During the surgical reconstruction most people are given regional anesthesia (anesthetizing only the surgical part) and sedation prevent pain. The surgery itself usually takes less than two hours.
To reconstruct the torn ligament, a piece of healthy tendon, called an autograft, is removed or "harvested" from another area in the leg. There are several common autograft sites in the body, including the patellar tendon, hamstring tendon, or rarely the quadriceps tendon. Another option is to use a tendon from a deceased donor, called an allograft. No one type of graft has been proven to be better than another. Thus, the type of graft that is used depends upon the surgeon's preference and experience.
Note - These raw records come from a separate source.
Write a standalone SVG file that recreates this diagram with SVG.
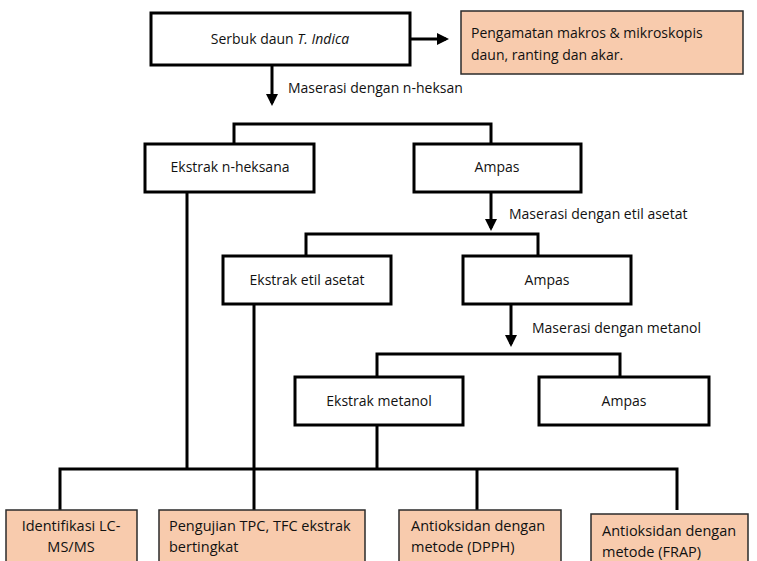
<svg xmlns="http://www.w3.org/2000/svg" width="757" height="561" viewBox="0 0 757 561">
<defs>
<marker id="ah" markerWidth="4" markerHeight="4" refX="3" refY="2" orient="auto" markerUnits="strokeWidth">
<path d="M0,0 L4,2 L0,4 Z" fill="#000"/>
</marker>
<style>
text{font-family:"Open Sans","Liberation Sans",sans-serif;font-size:14px;fill:#111}
.c{text-anchor:middle}
.b{font-size:14.5px}
.box{fill:#fff;stroke:#000;stroke-width:3}
.ob{fill:#F8CBAD;stroke:#2b2b2b;stroke-width:1.5}
.ln{fill:none;stroke:#000;stroke-width:3}
</style>
</defs>
<rect width="757" height="561" fill="#fff"/>
<g id="connectors">
<path class="ln" d="M411,39 H446" marker-end="url(#ah)"/>
<path class="ln" d="M272,66 V103" marker-end="url(#ah)"/>
<path class="ln" d="M234,144 V124 H491 V144"/>
<path class="ln" d="M491,192 V228" marker-end="url(#ah)"/>
<path class="ln" d="M306,256 V234 H538 V256"/>
<path class="ln" d="M511,304 V344" marker-end="url(#ah)"/>
<path class="ln" d="M377,377 V354 H620 V377"/>
<path class="ln" d="M187,192 V469"/>
<path class="ln" d="M254,304 V469"/>
<path class="ln" d="M377,425 V469"/>
<path class="ln" d="M60,510 V469 H677 V510"/>
<path class="ln" d="M254,469 V510"/>
<path class="ln" d="M477,469 V510"/>
</g>
<g id="n-serbuk"><rect class="box" x="151" y="13" width="259" height="52"/><text class="c" x="280" y="44">Serbuk daun <tspan font-style="italic">T. Indica</tspan></text></g>
<g id="n-pengamatan"><rect class="ob" x="461" y="11" width="282" height="63"/><text x="471" y="38">Pengamatan makros &amp; mikroskopis</text><text x="471" y="60">daun, ranting dan akar.</text></g>
<text x="288" y="93">Maserasi dengan n-heksan</text>
<g id="n-heksana"><rect class="box" x="145" y="144" width="169" height="48"/><text class="c" x="230" y="172">Ekstrak n-heksana</text></g>
<g id="n-ampas1"><rect class="box" x="414" y="144" width="167" height="48"/><text class="c" x="497" y="172">Ampas</text></g>
<text x="509" y="219">Maserasi dengan etil asetat</text>
<g id="n-etil"><rect class="box" x="223" y="256" width="168" height="48"/><text class="c" x="307" y="285">Ekstrak etil asetat</text></g>
<g id="n-ampas2"><rect class="box" x="463" y="256" width="168" height="48"/><text class="c" x="547" y="285">Ampas</text></g>
<text x="532" y="333">Maserasi dengan metanol</text>
<g id="n-metanol"><rect class="box" x="295" y="377" width="168" height="48"/><text class="c" x="379" y="406">Ekstrak metanol</text></g>
<g id="n-ampas3"><rect class="box" x="539" y="377" width="170" height="48"/><text class="c" x="624" y="406">Ampas</text></g>
<g id="n-lcms"><rect class="ob" x="6" y="510" width="131" height="70"/><text class="c b" x="71" y="531">Identifikasi LC-</text><text class="c b" x="71" y="552">MS/MS</text></g>
<g id="n-tpc"><rect class="ob" x="159" y="510" width="206" height="70"/><text class="b" x="169" y="531">Pengujian TPC, TFC ekstrak</text><text class="b" x="169" y="552">bertingkat</text></g>
<g id="n-dpph"><rect class="ob" x="399" y="510" width="162" height="70"/><text class="b" x="411" y="531">Antioksidan  dengan</text><text class="b" x="411" y="552">metode (DPPH)</text></g>
<g id="n-frap"><rect class="ob" x="591" y="514" width="157" height="70"/><text class="b" x="602" y="536">Antioksidan dengan</text><text class="b" x="602" y="557">metode (FRAP)</text></g>
</svg>
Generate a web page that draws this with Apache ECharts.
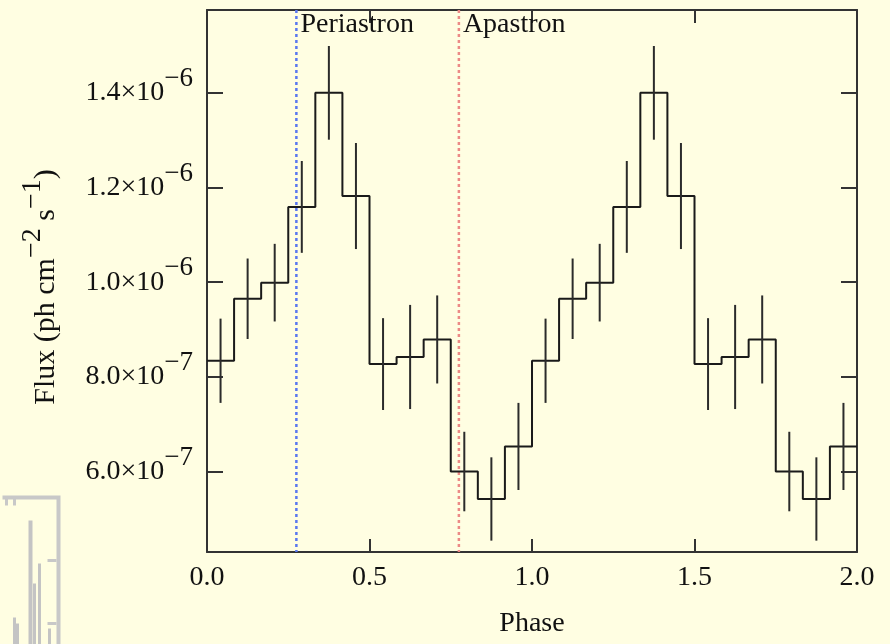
<!DOCTYPE html>
<html>
<head>
<meta charset="utf-8">
<script src="https://cdn.jsdelivr.net/npm/echarts@6/dist/echarts.min.js"></script>
<style>
  html, body { margin: 0; padding: 0; background: #fffee2; }
  #chart { width: 890px; height: 644px; }
</style>
</head>
<body>
<div id="chart"></div>
<script>
// phase bin centres (two cycles, 12 bins per cycle)
var phase = [0.0417, 0.125, 0.2083, 0.2917, 0.375, 0.4583, 0.5417, 0.625, 0.7083, 0.7917, 0.875, 0.9583,
             1.0417, 1.125, 1.2083, 1.2917, 1.375, 1.4583, 1.5417, 1.625, 1.7083, 1.7917, 1.875, 1.9583];
var flux = [8.34e-7, 9.65e-7, 9.99e-7, 1.159e-6, 1.400e-6, 1.182e-6, 8.27e-7, 8.42e-7, 8.79e-7, 6.00e-7, 5.42e-7, 6.53e-7,
            8.34e-7, 9.65e-7, 9.99e-7, 1.159e-6, 1.400e-6, 1.182e-6, 8.27e-7, 8.42e-7, 8.79e-7, 6.00e-7, 5.42e-7, 6.53e-7];
var fluxErr = [0.89e-7, 0.85e-7, 0.82e-7, 0.97e-7, 0.99e-7, 1.12e-7, 0.97e-7, 1.10e-7, 0.93e-7, 0.84e-7, 0.88e-7, 0.92e-7,
               0.89e-7, 0.85e-7, 0.82e-7, 0.97e-7, 0.99e-7, 1.12e-7, 0.97e-7, 1.10e-7, 0.93e-7, 0.84e-7, 0.88e-7, 0.92e-7];
var binWidth = 1 / 12;
var yTicks = [6e-7, 8e-7, 1e-6, 1.2e-6, 1.4e-6];
var orbitNames = ['Periastron', 'Apastron'];
var orbitPhase = [0.275, 0.775];
var orbitColors = ['#5a78f0', '#ec8a86'];

var serif = '"Liberation Serif", "DejaVu Serif", serif';

// histogram outline: left edge of every bin + right edge of the last one
var stepData = phase.map(function (p, i) { return [p - binWidth / 2, flux[i]]; });
stepData.push([phase[phase.length - 1] + binWidth / 2, flux[flux.length - 1]]);

var errData = phase.map(function (p, i) { return [p, flux[i] - fluxErr[i], flux[i] + fluxErr[i]]; });
var orbitData = orbitPhase.map(function (p, i) { return { name: orbitNames[i], value: [p, i] }; });

function sciLabel(v) {
  var e = Math.floor(Math.log10(v) + 1e-9);
  var m = (v / Math.pow(10, e)).toFixed(1);
  return '{b|' + m + '\u00d710}{s|\u2212' + Math.abs(e) + '}';
}

var chart = echarts.init(document.getElementById('chart'));
var option = {
  backgroundColor: '#fffee2',
  animation: false,
  grid: { left: 207, top: 10, right: 33, bottom: 92, outerBoundsMode: 'none', containLabel: false },
  xAxis: [{
    type: 'value', min: 0, max: 2, interval: 0.5, position: 'bottom',
    name: 'Phase', nameLocation: 'middle', nameGap: 58,
    nameTextStyle: { fontFamily: serif, fontSize: 28, color: '#111' },
    axisLine: { show: true, onZero: false, lineStyle: { color: '#333', width: 2 } },
    axisTick: { inside: true, length: 13, lineStyle: { color: '#333', width: 2 } },
    axisLabel: { margin: 12, fontFamily: serif, fontSize: 28, color: '#111',
      formatter: function (v) { return v.toFixed(1); } },
    splitLine: { show: false }
  }, {
    type: 'value', min: 0, max: 2, interval: 0.5, position: 'top',
    axisLine: { show: true, onZero: false, lineStyle: { color: '#333', width: 2 } },
    axisTick: { inside: true, length: 13, lineStyle: { color: '#333', width: 2 } },
    axisLabel: { show: false },
    splitLine: { show: false }
  }],
  yAxis: [{
    type: 'value', min: 4.3e-7, max: 1.575e-6, position: 'left',
    name: '{b|Flux (ph cm}{s|\u22122}{b| s}{s|\u22121}{b|)}',
    nameLocation: 'middle', nameRotate: 90, nameGap: 134,
    nameTextStyle: {
      padding: [0, 12, 0, 0],
      rich: {
        b: { fontFamily: serif, fontSize: 30, color: '#111' },
        s: { fontFamily: serif, fontSize: 28, color: '#111', padding: [0, 0, 26, 0] }
      }
    },
    axisLine: { show: true, onZero: false, lineStyle: { color: '#333', width: 2 } },
    axisTick: { inside: true, length: 16, customValues: yTicks, lineStyle: { color: '#333', width: 2 } },
    axisLabel: {
      margin: 14, customValues: yTicks, formatter: sciLabel,
      rich: {
        b: { fontFamily: serif, fontSize: 28, color: '#111' },
        s: { fontFamily: serif, fontSize: 27, color: '#111', padding: [0, 0, 28, 0] }
      }
    },
    splitLine: { show: false }
  }, {
    type: 'value', min: 4.3e-7, max: 1.575e-6, position: 'right',
    axisLine: { show: true, onZero: false, lineStyle: { color: '#333', width: 2 } },
    axisTick: { inside: true, length: 16, customValues: yTicks, lineStyle: { color: '#333', width: 2 } },
    axisLabel: { show: false },
    splitLine: { show: false }
  }],
  series: [{
    // orbital phase markers
    type: 'custom',
    data: orbitData,
    renderItem: function (params, api) {
      var cs = params.coordSys;
      var x = api.coord([api.value(0), 1e-6])[0];
      var idx = api.value(1);
      return {
        type: 'group',
        children: [{
          type: 'line',
          shape: { x1: x, y1: cs.y, x2: x, y2: cs.y + cs.height },
          style: { stroke: orbitColors[idx], lineWidth: 2.5, lineDash: [3, 3] }
        }, {
          type: 'text',
          x: x + 4, y: cs.y + 1,
          style: { text: orbitNames[idx], fill: '#111', fontFamily: serif, fontSize: 28, verticalAlign: 'top' }
        }]
      };
    },
    z: 1
  }, {
    type: 'line',
    step: 'end',
    data: stepData,
    symbol: 'none',
    lineStyle: { color: '#1a1a1a', width: 2 },
    z: 3
  }, {
    // error bars
    type: 'custom',
    data: errData,
    renderItem: function (params, api) {
      var lo = api.coord([api.value(0), api.value(1)]);
      var hi = api.coord([api.value(0), api.value(2)]);
      return {
        type: 'line',
        shape: { x1: lo[0], y1: lo[1], x2: hi[0], y2: hi[1] },
        style: { stroke: '#2b2b2b', lineWidth: 2 }
      };
    },
    z: 4
  }],
  graphic: [{
    // greyed fragment of a neighbouring figure at the bottom left
    type: 'group', left: 0, top: 495, silent: true,
    children: [
      { type: 'polyline', shape: { points: [[0, 2], [56, 2], [56, 150]] }, style: { stroke: '#c8c8c8', lineWidth: 4, fill: null } },
      { type: 'line', shape: { x1: 4, y1: 2, x2: 4, y2: 10 }, style: { stroke: '#c8c8c8', lineWidth: 3 } },
      { type: 'line', shape: { x1: 12, y1: 2, x2: 12, y2: 10 }, style: { stroke: '#c8c8c8', lineWidth: 3 } },
      { type: 'line', shape: { x1: 28, y1: 25, x2: 28, y2: 150 }, style: { stroke: '#c4c4c4', lineWidth: 4 } },
      { type: 'line', shape: { x1: 32, y1: 88, x2: 32, y2: 150 }, style: { stroke: '#c4c4c4', lineWidth: 3 } },
      { type: 'line', shape: { x1: 37, y1: 68, x2: 37, y2: 150 }, style: { stroke: '#c4c4c4', lineWidth: 3 } },
      { type: 'line', shape: { x1: 45, y1: 65, x2: 54, y2: 65 }, style: { stroke: '#c8c8c8', lineWidth: 3 } },
      { type: 'line', shape: { x1: 45, y1: 128, x2: 54, y2: 128 }, style: { stroke: '#c8c8c8', lineWidth: 3 } },
      { type: 'line', shape: { x1: 12, y1: 122, x2: 12, y2: 150 }, style: { stroke: '#c4c4c4', lineWidth: 3 } },
      { type: 'line', shape: { x1: 15, y1: 128, x2: 15, y2: 150 }, style: { stroke: '#c4c4c4', lineWidth: 3 } },
      { type: 'line', shape: { x1: 47, y1: 133, x2: 47, y2: 150 }, style: { stroke: '#c4c4c4', lineWidth: 3 } }
    ]
  }]
};
chart.setOption(option);
</script>
</body>
</html>
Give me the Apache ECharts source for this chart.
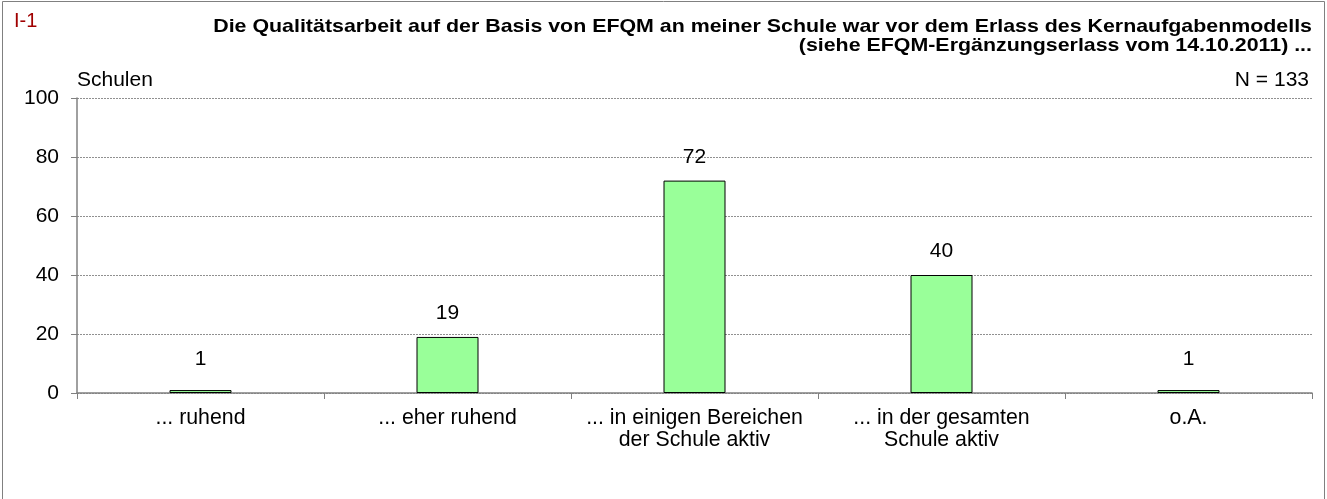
<!DOCTYPE html>
<html><head><meta charset="utf-8">
<script src="https://cdn.jsdelivr.net/npm/echarts@6/dist/echarts.min.js"></script>
<style>html,body{margin:0;padding:0;background:#fff}#c{width:1327px;height:499px}</style>
</head><body><div id="c"></div>
<script>
const categories = ['... ruhend', '... eher ruhend', '... in einigen Bereichen\nder Schule aktiv', '... in der gesamten\nSchule aktiv', 'o.A.'];
const values = [1, 19, 72, 40, 1];
const yTicks = [0, 20, 40, 60, 80, 100];
const titleLines = ['Die Qualitätsarbeit auf der Basis von EFQM an meiner Schule war vor dem Erlass des Kernaufgabenmodells', '(siehe EFQM-Ergänzungserlass vom 14.10.2011) ...'];
const chartId = 'I-1';
const yName = 'Schulen';
const nText = 'N = 133';

const FONT = '"Liberation Sans", Arial, sans-serif';
const chart = echarts.init(document.getElementById('c'), null, {renderer: 'canvas'});
const titleY = [26.5, 46];
chart.setOption({
  animation: false,
  backgroundColor: '#fff',
  textStyle: {fontFamily: FONT},
  grid: {left: 77, right: 15, top: 98, bottom: 106, containLabel: false},
  graphic: [
    {type: 'rect', shape: {x: 2.5, y: 1.5, width: 1322, height: 520}, style: {fill: 'none', stroke: '#808080', lineWidth: 1}, silent: true},
    {type: 'text', x: 14, y: 21, style: {text: chartId, fill: '#A00000', font: '20px ' + FONT, verticalAlign: 'middle'}},
    ...titleLines.map((t, i) => ({type: 'text', x: 1312, y: titleY[i], scaleX: 1.125,
      style: {text: t, fill: '#000', font: 'bold 19px ' + FONT, align: 'right', verticalAlign: 'middle'}})),
    {type: 'text', x: 77, y: 80, style: {text: yName, fill: '#000', font: '21px ' + FONT, verticalAlign: 'middle'}},
    {type: 'text', x: 1309, y: 80, style: {text: nText, fill: '#000', font: '21px ' + FONT, align: 'right', verticalAlign: 'middle'}}
  ],
  xAxis: {
    type: 'category',
    data: categories,
    axisLine: {lineStyle: {color: '#808080', width: 1.5}},
    axisTick: {show: true, length: 6, lineStyle: {color: '#808080'}},
    axisLabel: {color: '#000', fontSize: 21.3, fontFamily: FONT, margin: 14, lineHeight: 22, interval: 0}
  },
  yAxis: {
    type: 'value',
    min: 0, max: 100, interval: 20,
    axisLine: {show: true, lineStyle: {color: '#808080', width: 1.5}},
    axisTick: {show: true, length: 6, lineStyle: {color: '#808080'}},
    axisLabel: {color: '#000', fontSize: 21, fontFamily: FONT, margin: 18,
      formatter: v => yTicks.includes(v) ? String(v) : ''},
    splitLine: {show: true, lineStyle: {color: '#909090', type: [2, 1], width: 1}}
  },
  series: [{
    type: 'bar',
    data: values.map(v => ({value: v, label: {distance: v < 5 ? 20 : 13}})),
    barWidth: 62,
    itemStyle: {color: '#99FF99', borderColor: '#000', borderWidth: 1},
    label: {show: true, position: 'top', color: '#000', fontSize: 21, fontFamily: FONT}
  }]
});
</script></body></html>
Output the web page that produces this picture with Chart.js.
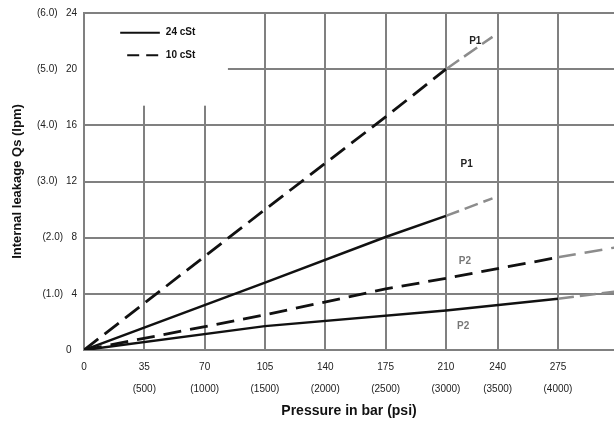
<!DOCTYPE html>
<html>
<head>
<meta charset="utf-8">
<script src="https://cdn.jsdelivr.net/npm/chart.js@4.4.1/dist/chart.umd.min.js"></script>
<style>
html,body{margin:0;padding:0;background:#fff;}
#wrap{width:614px;height:423px;}
</style>
</head>
<body>
<div id="wrap"><canvas id="c" width="614" height="423"></canvas></div>
<script>
// ---- data ----
const xTicks = [0, 35, 70, 105, 140, 175, 210, 240, 275];
const xTickPsi = ['', '(500)', '(1000)', '(1500)', '(2000)', '(2500)', '(3000)', '(3500)', '(4000)'];
const yTicks = [0, 4, 8, 12, 16, 20, 24];
const yTickGpm = ['', '(1.0)', '(2.0)', '(3.0)', '(4.0)', '(5.0)', '(6.0)'];

// 24 cSt (solid)
const p1_24_bar = [0, 105, 175, 210];
const p1_24_lpm = [0, 4.8, 8.05, 9.55];
const p1_24_ext_bar = [210, 237];
const p1_24_ext_lpm = [9.55, 10.8];
const p2_24_bar = [0, 105, 210, 275];
const p2_24_lpm = [0, 1.7, 2.82, 3.65];
const p2_24_ext_bar = [275, 308];
const p2_24_ext_lpm = [3.65, 4.15];

// 10 cSt (dashed)
const p1_10_bar = [0, 105, 175, 210];
const p1_10_lpm = [0, 10.0, 16.6, 20.0];
const p1_10_ext_bar = [210, 237];
const p1_10_ext_lpm = [20.0, 22.3];
const p2_10_bar = [0, 105, 175, 210, 275];
const p2_10_lpm = [0, 2.5, 4.35, 5.1, 6.6];
const p2_10_ext_bar = [275, 308];
const p2_10_ext_lpm = [6.6, 7.3];

const seriesLabels = ['24 cSt', '10 cSt'];
const curveLabels = ['P1', 'P1', 'P2', 'P2'];

function pts(xs, ys){ return xs.map((x,i)=>({x:x, y:ys[i]})); }

const BLACK = '#111';
const GREY = '#8c8c8c';
const GRID = '#808080';
const FONT = "'Liberation Sans', Arial, sans-serif";

function ds(xs, ys, color, dash, width){
  return {data: pts(xs, ys), borderColor: color, borderDash: dash, borderWidth: width,
          pointRadius: 0, tension: 0, fill: false, showLine: true};
}

const datasets = [
  ds(p1_24_bar, p1_24_lpm, BLACK, [], 2.5),
  ds(p1_24_ext_bar, p1_24_ext_lpm, GREY, [14,6], 2.5),
  ds(p2_24_bar, p2_24_lpm, BLACK, [], 2.5),
  ds(p2_24_ext_bar, p2_24_ext_lpm, GREY, [16,6], 2.5),
  ds(p1_10_bar, p1_10_lpm, BLACK, [18,8], 2.8),
  ds(p1_10_ext_bar, p1_10_ext_lpm, GREY, [16,6], 2.5),
  ds(p2_10_bar, p2_10_lpm, BLACK, [18,9], 2.8),
  ds(p2_10_ext_bar, p2_10_ext_lpm, GREY, [18,9], 2.5)
];

const overlay = {
  id: 'overlay',
  beforeDatasetsDraw(chart){
    const {ctx} = chart, xs = chart.scales.x, ys = chart.scales.y;
    ctx.save();
    ctx.fillStyle = '#fff';
    const l = xs.getPixelForValue(0) + 1, r = xs.getPixelForValue(83.5);
    const t = ys.getPixelForValue(24) + 1, b = ys.getPixelForValue(17.4);
    ctx.fillRect(l, t, r - l, b - t);
    ctx.restore();
  },
  afterDatasetsDraw(chart){
    const {ctx} = chart, xs = chart.scales.x, ys = chart.scales.y;
    ctx.save();
    const lx0 = xs.getPixelForValue(21), lx1 = xs.getPixelForValue(44);
    const ly1 = ys.getPixelForValue(22.6), ly2 = ys.getPixelForValue(21.0);
    ctx.strokeStyle = BLACK; ctx.lineWidth = 2;
    ctx.beginPath(); ctx.moveTo(lx0, ly1); ctx.lineTo(lx1, ly1); ctx.stroke();
    ctx.setLineDash([12,7]);
    ctx.beginPath(); ctx.moveTo(lx0 + 7, ly2); ctx.lineTo(lx1, ly2); ctx.stroke();
    ctx.setLineDash([]);
    ctx.fillStyle = BLACK;
    ctx.font = "bold 10px " + FONT;
    ctx.textBaseline = 'middle';
    ctx.textAlign = 'left';
    ctx.fillText(seriesLabels[0], lx1 + 6, ly1);
    ctx.fillText(seriesLabels[1], lx1 + 6, ly2);
    ctx.textAlign = 'center';
    ctx.fillStyle = '#222';
    ctx.fillText(curveLabels[0], xs.getPixelForValue(227), ys.getPixelForValue(22.0));
    ctx.fillText(curveLabels[1], xs.getPixelForValue(222), ys.getPixelForValue(13.2));
    ctx.fillStyle = '#777';
    ctx.fillText(curveLabels[2], xs.getPixelForValue(221), ys.getPixelForValue(6.3));
    ctx.fillText(curveLabels[3], xs.getPixelForValue(220), ys.getPixelForValue(1.7));
    ctx.restore();
  }
};

new Chart(document.getElementById('c'), {
  type: 'scatter',
  data: {datasets},
  options: {
    responsive: false,
    animation: false,
    devicePixelRatio: 1,
    layout: {padding: {top: 10, right: 0, left: 0, bottom: 0}},
    plugins: {legend: {display: false}, tooltip: {enabled: false}},
    scales: {
      x: {
        type: 'linear', min: 0, max: 307.5,
        afterBuildTicks(s){ s.ticks = xTicks.map(v => ({value: v})); },
        afterFit(s){ s.height = 73; },
        grid: {color: GRID, lineWidth: 2, drawTicks: false},
        border: {color: GRID, width: 2},
        ticks: {
          autoSkip: false, maxRotation: 0, padding: 6,
          color: '#222', font: {family: FONT, size: 10, lineHeight: 2.2},
          callback(v){
            const i = xTicks.indexOf(v);
            return i <= 0 ? String(v) : [String(v), xTickPsi[i]];
          }
        },
        title: {display: true, text: 'Pressure in bar (psi)', color: '#111',
                font: {family: FONT, size: 14, weight: 'bold'}, padding: {top: 0, bottom: 3}}
      },
      y: {
        type: 'linear', min: 0, max: 24,
        afterBuildTicks(s){ s.ticks = yTicks.map(v => ({value: v})); },
        afterFit(s){ s.width = 84; },
        grid: {color: GRID, lineWidth: 2, drawTicks: false},
        border: {color: GRID, width: 2},
        ticks: {
          padding: 7, color: '#222', font: {family: FONT, size: 10},
          callback(v){
            const i = yTicks.indexOf(v);
            return i <= 0 ? '0  ' : yTickGpm[i] + '   ' + v;
          }
        },
        title: {display: true, text: 'Internal leakage Qs (lpm)', color: '#111',
                font: {family: FONT, size: 13, weight: 'bold'}, padding: {top: 10, bottom: 0}}
      }
    }
  },
  plugins: [overlay]
});
</script>
</body>
</html>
Hamstring autograft – If using a hamstring autograft, there are no extra incisions needed and the pain at the harvest site is usually less than that seen with a patellar autograft. Hamstring strength usually returns to normal within three to six months
Patellar autograft – When harvesting a patellar autograft, an extra incision is made in the skin to remove a strip of tendon with a piece of bone at each end. The graft site usually heals quickly and regains normal strength. Some people have soreness in this area for several months after surgery, especially if pressure is applied to the area (eg, while kneeling).
The torn ACL is removed and replaced with the graft using a narrow telescope-like device, called an arthroscope. The scope contains a camera and light source, and can be inserted into the knee joint through a small skin incision. Instruments are inserted into the knee joint through other small incisions, allowing the physician to place the graft with precision. After the graft is secured with implant, the knee is wrapped with sterile dressings and an immobilizer is placed around the knee.
What are the possible complications of ACL surgery
Most people do well after ACL reconstruction and have no major complications. However, complications rarely occur during surgery or during the rehabilitation period. The most common complications include:
ACL reconstruction is major surgery and recovery is challenging if you are not aware of the whole process. Having realistic expectations can be helpful in both making the decision to have surgery and preparing for the recovery period.
During the first few days, the goal is to control swelling and pain. Elevating your knee above your chest and applying ice are the best ways to do this. Most people use crutches to assist with walking for the first week or so after surgery, although you will likely be encouraged to begin bearing weight on the affected leg as soon as possible. (If your surgery was more extensive, your surgeon may recommend delaying weight bearing for a longer period.)
You will probably need to wear a brace that keeps your leg straight for few weeks after surgery. This brace protects your knee, but many surgeons recommend removing it to do gentle range-of-motion exercises (with a CPM machine) beginning about three to five days after surgery. Stretching and strengthening exercises can usually begin a few days after surgery. Your surgeon will give you a detailed plan for the rehabilitation protocol to be followed upon after discharge from the hospital. You are strongly advised to consult a physiotherapist to initiate the rehabilitation protocol.
It's important to keep in mind that everyone heals differently. While your surgeon can give you a general idea of how long your recovery will take and how you will feel at each stage, this can vary. It may help to keep in mind that even though the recovery can be challenging, especially in the early weeks, you will likely be back to most of your normal activities after about six months. Depending on your sport(s), it may take a bit longer to return to full participation.